What is asked - Repeat exactly the lines of the listing below, please, starting with the first and ending with the line containing "0.505, 0.45, 0.45];"; leave out the rest.
[Begin Extracted records]
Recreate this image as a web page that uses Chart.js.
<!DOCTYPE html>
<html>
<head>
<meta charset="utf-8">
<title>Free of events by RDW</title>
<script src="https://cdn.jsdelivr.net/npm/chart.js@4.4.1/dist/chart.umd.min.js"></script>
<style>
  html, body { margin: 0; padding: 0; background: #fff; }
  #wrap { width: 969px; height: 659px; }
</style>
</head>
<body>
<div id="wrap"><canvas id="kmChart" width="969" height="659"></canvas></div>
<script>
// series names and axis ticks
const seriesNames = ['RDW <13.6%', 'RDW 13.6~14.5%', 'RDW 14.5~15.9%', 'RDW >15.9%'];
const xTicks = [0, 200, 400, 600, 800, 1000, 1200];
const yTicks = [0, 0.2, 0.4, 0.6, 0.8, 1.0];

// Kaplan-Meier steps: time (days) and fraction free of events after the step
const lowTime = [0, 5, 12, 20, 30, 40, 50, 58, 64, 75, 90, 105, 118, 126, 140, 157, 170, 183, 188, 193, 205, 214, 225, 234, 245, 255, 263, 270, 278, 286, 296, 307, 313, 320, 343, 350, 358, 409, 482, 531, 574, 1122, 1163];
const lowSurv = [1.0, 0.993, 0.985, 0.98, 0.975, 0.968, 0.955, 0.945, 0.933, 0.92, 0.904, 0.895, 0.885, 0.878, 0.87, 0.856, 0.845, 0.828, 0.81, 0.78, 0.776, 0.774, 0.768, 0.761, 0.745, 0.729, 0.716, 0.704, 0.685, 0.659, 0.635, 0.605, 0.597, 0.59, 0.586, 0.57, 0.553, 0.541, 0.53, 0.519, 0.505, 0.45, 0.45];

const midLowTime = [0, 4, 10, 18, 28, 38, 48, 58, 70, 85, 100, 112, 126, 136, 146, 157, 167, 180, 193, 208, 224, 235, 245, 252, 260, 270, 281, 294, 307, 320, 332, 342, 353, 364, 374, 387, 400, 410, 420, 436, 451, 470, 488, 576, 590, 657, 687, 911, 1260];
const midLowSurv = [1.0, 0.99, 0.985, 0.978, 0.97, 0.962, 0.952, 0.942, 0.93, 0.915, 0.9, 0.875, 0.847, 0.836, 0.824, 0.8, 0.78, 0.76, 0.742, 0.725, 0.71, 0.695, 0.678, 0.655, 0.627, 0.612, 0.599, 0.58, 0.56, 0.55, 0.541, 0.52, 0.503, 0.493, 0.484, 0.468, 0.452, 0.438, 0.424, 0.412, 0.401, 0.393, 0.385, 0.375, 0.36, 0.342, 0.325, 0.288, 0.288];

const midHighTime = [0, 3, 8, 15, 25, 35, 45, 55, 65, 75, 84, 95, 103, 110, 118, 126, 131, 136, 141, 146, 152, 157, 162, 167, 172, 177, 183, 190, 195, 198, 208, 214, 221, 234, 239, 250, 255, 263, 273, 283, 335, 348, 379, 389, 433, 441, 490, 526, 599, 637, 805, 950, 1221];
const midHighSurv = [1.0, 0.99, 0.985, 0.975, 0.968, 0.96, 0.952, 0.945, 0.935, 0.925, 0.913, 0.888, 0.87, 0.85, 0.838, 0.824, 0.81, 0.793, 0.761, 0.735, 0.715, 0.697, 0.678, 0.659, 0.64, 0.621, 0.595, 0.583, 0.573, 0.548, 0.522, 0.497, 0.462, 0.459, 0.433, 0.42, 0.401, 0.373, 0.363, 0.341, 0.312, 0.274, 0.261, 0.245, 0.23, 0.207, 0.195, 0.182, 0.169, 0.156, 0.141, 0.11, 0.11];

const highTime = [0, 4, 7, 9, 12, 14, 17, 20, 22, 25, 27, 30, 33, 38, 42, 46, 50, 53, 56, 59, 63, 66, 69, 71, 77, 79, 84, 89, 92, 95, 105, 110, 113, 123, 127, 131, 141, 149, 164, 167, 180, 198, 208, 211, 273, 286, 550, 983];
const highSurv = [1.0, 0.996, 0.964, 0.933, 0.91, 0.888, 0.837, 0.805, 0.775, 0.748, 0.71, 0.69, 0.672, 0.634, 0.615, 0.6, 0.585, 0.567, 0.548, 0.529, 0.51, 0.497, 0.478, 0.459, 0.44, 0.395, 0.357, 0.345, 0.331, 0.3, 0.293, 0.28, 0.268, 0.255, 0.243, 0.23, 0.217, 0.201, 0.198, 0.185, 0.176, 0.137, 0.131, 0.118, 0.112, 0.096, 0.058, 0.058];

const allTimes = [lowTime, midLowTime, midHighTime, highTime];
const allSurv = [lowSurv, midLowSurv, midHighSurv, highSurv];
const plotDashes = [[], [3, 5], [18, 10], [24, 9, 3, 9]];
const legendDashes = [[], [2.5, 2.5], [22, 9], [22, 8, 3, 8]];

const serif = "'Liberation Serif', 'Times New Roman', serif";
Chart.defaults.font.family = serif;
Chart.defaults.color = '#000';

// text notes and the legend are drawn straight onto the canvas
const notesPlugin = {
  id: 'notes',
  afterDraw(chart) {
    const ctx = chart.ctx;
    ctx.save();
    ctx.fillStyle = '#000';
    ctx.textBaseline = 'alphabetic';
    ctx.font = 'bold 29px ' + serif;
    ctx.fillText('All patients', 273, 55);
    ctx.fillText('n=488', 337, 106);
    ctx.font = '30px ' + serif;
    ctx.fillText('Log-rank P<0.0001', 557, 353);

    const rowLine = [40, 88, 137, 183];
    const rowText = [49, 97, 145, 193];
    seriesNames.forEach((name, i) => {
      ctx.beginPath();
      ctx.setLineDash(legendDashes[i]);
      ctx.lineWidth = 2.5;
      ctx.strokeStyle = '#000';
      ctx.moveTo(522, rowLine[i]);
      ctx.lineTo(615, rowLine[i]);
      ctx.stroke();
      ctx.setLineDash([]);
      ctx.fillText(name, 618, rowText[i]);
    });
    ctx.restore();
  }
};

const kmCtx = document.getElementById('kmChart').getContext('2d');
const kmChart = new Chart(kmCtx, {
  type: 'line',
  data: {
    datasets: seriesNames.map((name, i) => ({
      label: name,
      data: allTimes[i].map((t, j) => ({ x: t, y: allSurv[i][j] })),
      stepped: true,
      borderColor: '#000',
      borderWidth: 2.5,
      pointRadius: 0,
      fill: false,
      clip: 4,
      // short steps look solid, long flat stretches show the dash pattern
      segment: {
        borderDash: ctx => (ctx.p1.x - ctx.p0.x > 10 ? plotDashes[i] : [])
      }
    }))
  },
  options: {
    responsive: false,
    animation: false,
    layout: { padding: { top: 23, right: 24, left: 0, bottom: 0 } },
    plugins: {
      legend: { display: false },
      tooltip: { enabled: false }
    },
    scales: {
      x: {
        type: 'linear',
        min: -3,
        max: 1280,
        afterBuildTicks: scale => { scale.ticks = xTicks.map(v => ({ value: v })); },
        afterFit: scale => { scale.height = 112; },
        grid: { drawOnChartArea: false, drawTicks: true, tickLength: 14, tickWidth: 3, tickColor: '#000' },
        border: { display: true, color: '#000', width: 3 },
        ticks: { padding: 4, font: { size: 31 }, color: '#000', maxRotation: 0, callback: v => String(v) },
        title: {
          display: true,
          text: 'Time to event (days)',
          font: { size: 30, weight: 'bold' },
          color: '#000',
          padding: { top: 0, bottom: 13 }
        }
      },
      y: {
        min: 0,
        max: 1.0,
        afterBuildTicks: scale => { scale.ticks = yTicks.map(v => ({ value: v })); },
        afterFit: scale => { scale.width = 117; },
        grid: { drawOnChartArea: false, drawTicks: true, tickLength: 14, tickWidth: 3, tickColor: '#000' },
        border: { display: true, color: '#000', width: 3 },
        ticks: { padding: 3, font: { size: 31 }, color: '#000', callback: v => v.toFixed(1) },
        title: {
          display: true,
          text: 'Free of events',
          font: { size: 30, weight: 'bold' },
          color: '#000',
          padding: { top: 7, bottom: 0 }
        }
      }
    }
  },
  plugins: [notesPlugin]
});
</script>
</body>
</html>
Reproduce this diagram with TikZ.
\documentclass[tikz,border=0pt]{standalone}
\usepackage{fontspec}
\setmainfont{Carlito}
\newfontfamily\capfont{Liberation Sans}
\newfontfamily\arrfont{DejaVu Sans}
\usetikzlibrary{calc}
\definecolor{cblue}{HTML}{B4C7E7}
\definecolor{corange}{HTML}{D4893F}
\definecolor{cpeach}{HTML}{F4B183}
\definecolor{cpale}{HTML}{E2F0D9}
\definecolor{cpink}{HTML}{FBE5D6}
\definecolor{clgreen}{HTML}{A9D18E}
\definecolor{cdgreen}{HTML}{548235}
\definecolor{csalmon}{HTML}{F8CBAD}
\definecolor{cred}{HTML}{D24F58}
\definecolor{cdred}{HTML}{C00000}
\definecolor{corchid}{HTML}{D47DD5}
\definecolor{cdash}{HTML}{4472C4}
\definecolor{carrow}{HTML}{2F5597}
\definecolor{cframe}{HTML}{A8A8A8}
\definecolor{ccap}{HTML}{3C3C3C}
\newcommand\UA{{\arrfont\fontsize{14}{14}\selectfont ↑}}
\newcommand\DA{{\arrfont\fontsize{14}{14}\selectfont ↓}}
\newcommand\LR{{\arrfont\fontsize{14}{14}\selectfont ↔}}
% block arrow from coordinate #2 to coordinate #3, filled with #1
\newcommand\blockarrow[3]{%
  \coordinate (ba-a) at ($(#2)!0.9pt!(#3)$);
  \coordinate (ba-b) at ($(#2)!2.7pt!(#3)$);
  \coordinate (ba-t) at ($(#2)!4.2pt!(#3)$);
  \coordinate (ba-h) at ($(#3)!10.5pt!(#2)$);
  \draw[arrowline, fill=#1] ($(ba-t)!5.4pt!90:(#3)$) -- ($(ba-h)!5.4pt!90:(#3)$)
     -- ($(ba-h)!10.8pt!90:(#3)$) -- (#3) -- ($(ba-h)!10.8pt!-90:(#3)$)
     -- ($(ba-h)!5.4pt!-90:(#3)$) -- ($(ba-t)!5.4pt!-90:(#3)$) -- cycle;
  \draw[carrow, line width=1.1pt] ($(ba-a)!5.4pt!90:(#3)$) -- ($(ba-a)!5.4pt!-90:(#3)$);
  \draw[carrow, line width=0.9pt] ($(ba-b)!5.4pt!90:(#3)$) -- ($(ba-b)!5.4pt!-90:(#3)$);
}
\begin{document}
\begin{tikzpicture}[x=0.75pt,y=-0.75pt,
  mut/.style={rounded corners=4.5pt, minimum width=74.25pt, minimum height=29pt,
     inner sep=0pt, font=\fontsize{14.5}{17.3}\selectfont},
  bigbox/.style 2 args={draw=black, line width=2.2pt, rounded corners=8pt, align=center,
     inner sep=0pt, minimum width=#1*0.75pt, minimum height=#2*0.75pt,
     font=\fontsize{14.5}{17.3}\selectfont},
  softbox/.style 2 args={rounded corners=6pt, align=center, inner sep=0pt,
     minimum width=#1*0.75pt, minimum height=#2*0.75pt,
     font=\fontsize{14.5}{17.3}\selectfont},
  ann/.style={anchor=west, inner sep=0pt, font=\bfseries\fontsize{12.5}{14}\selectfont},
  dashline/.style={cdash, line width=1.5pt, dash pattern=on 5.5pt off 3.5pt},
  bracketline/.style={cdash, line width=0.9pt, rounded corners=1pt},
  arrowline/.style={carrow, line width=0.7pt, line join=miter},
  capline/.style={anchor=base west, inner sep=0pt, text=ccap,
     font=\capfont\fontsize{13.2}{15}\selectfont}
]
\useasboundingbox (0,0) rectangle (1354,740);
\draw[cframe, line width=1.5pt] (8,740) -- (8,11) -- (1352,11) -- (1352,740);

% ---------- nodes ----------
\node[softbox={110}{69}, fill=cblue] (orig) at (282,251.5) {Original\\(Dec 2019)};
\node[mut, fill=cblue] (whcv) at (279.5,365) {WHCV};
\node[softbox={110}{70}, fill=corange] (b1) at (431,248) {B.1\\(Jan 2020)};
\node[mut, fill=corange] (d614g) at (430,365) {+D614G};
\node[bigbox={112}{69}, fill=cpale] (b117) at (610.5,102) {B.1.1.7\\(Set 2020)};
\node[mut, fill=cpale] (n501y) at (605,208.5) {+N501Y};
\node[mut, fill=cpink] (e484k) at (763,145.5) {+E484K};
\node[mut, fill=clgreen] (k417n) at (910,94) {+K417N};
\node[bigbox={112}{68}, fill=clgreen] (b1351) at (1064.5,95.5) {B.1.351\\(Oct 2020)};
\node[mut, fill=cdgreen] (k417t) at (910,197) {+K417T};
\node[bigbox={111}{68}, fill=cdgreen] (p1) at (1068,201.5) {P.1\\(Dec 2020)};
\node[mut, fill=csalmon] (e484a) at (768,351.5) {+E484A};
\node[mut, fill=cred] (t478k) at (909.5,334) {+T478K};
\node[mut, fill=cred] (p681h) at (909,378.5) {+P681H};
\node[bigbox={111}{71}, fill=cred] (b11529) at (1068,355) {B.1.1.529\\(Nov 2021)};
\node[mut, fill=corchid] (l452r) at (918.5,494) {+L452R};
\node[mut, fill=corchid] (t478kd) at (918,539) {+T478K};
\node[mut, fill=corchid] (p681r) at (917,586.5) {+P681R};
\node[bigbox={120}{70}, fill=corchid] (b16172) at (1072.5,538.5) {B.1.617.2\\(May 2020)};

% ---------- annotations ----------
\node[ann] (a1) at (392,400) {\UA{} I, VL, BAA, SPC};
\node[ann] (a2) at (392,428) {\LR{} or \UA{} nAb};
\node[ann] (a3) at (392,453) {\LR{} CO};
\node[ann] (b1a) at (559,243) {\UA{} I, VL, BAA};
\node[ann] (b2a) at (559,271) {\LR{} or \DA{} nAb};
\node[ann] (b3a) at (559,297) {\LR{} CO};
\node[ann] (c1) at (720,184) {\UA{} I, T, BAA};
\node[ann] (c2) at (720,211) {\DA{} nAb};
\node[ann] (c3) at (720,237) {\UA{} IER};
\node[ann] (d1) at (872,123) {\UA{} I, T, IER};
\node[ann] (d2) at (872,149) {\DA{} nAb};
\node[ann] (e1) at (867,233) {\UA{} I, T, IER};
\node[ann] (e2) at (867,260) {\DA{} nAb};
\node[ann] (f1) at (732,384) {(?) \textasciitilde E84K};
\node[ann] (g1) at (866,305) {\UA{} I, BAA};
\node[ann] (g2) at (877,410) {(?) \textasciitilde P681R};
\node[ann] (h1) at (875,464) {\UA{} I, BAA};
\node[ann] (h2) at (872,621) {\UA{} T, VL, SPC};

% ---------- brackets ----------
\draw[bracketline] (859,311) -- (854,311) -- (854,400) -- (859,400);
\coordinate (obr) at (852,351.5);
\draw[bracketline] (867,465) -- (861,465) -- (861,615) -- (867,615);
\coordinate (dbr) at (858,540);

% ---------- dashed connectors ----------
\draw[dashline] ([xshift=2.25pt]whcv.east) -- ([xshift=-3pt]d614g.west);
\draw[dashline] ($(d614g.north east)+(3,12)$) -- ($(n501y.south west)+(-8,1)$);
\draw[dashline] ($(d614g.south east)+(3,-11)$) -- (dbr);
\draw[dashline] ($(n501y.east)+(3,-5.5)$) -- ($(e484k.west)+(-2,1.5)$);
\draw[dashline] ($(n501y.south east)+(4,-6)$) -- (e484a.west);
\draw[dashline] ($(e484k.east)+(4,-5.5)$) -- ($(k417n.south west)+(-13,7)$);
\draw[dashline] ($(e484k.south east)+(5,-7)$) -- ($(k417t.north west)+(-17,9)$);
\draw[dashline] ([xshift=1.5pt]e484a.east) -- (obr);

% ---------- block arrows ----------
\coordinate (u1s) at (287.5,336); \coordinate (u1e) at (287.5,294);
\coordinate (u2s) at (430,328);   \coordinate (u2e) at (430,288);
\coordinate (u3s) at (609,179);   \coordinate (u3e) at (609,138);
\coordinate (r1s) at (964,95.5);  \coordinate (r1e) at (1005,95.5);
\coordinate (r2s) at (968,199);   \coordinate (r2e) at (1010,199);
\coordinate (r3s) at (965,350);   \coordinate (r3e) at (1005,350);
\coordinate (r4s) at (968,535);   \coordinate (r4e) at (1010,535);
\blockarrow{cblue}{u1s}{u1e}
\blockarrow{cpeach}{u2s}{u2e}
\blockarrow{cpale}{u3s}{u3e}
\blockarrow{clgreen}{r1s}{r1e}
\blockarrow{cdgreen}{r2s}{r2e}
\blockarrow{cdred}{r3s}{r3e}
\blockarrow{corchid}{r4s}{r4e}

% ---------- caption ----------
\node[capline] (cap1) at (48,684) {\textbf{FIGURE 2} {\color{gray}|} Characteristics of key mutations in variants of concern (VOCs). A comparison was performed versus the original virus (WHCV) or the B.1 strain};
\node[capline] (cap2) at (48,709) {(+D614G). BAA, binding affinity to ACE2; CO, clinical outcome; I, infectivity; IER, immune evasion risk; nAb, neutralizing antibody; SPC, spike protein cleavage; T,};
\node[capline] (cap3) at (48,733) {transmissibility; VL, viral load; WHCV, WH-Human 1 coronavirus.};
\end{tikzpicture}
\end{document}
[End Extracted records]
Complete response -
Recreate this image as a web page that uses Chart.js.
<!DOCTYPE html>
<html>
<head>
<meta charset="utf-8">
<title>Free of events by RDW</title>
<script src="https://cdn.jsdelivr.net/npm/chart.js@4.4.1/dist/chart.umd.min.js"></script>
<style>
  html, body { margin: 0; padding: 0; background: #fff; }
  #wrap { width: 969px; height: 659px; }
</style>
</head>
<body>
<div id="wrap"><canvas id="kmChart" width="969" height="659"></canvas></div>
<script>
// series names and axis ticks
const seriesNames = ['RDW <13.6%', 'RDW 13.6~14.5%', 'RDW 14.5~15.9%', 'RDW >15.9%'];
const xTicks = [0, 200, 400, 600, 800, 1000, 1200];
const yTicks = [0, 0.2, 0.4, 0.6, 0.8, 1.0];

// Kaplan-Meier steps: time (days) and fraction free of events after the step
const lowTime = [0, 5, 12, 20, 30, 40, 50, 58, 64, 75, 90, 105, 118, 126, 140, 157, 170, 183, 188, 193, 205, 214, 225, 234, 245, 255, 263, 270, 278, 286, 296, 307, 313, 320, 343, 350, 358, 409, 482, 531, 574, 1122, 1163];
const lowSurv = [1.0, 0.993, 0.985, 0.98, 0.975, 0.968, 0.955, 0.945, 0.933, 0.92, 0.904, 0.895, 0.885, 0.878, 0.87, 0.856, 0.845, 0.828, 0.81, 0.78, 0.776, 0.774, 0.768, 0.761, 0.745, 0.729, 0.716, 0.704, 0.685, 0.659, 0.635, 0.605, 0.597, 0.59, 0.586, 0.57, 0.553, 0.541, 0.53, 0.519, 0.505, 0.45, 0.45];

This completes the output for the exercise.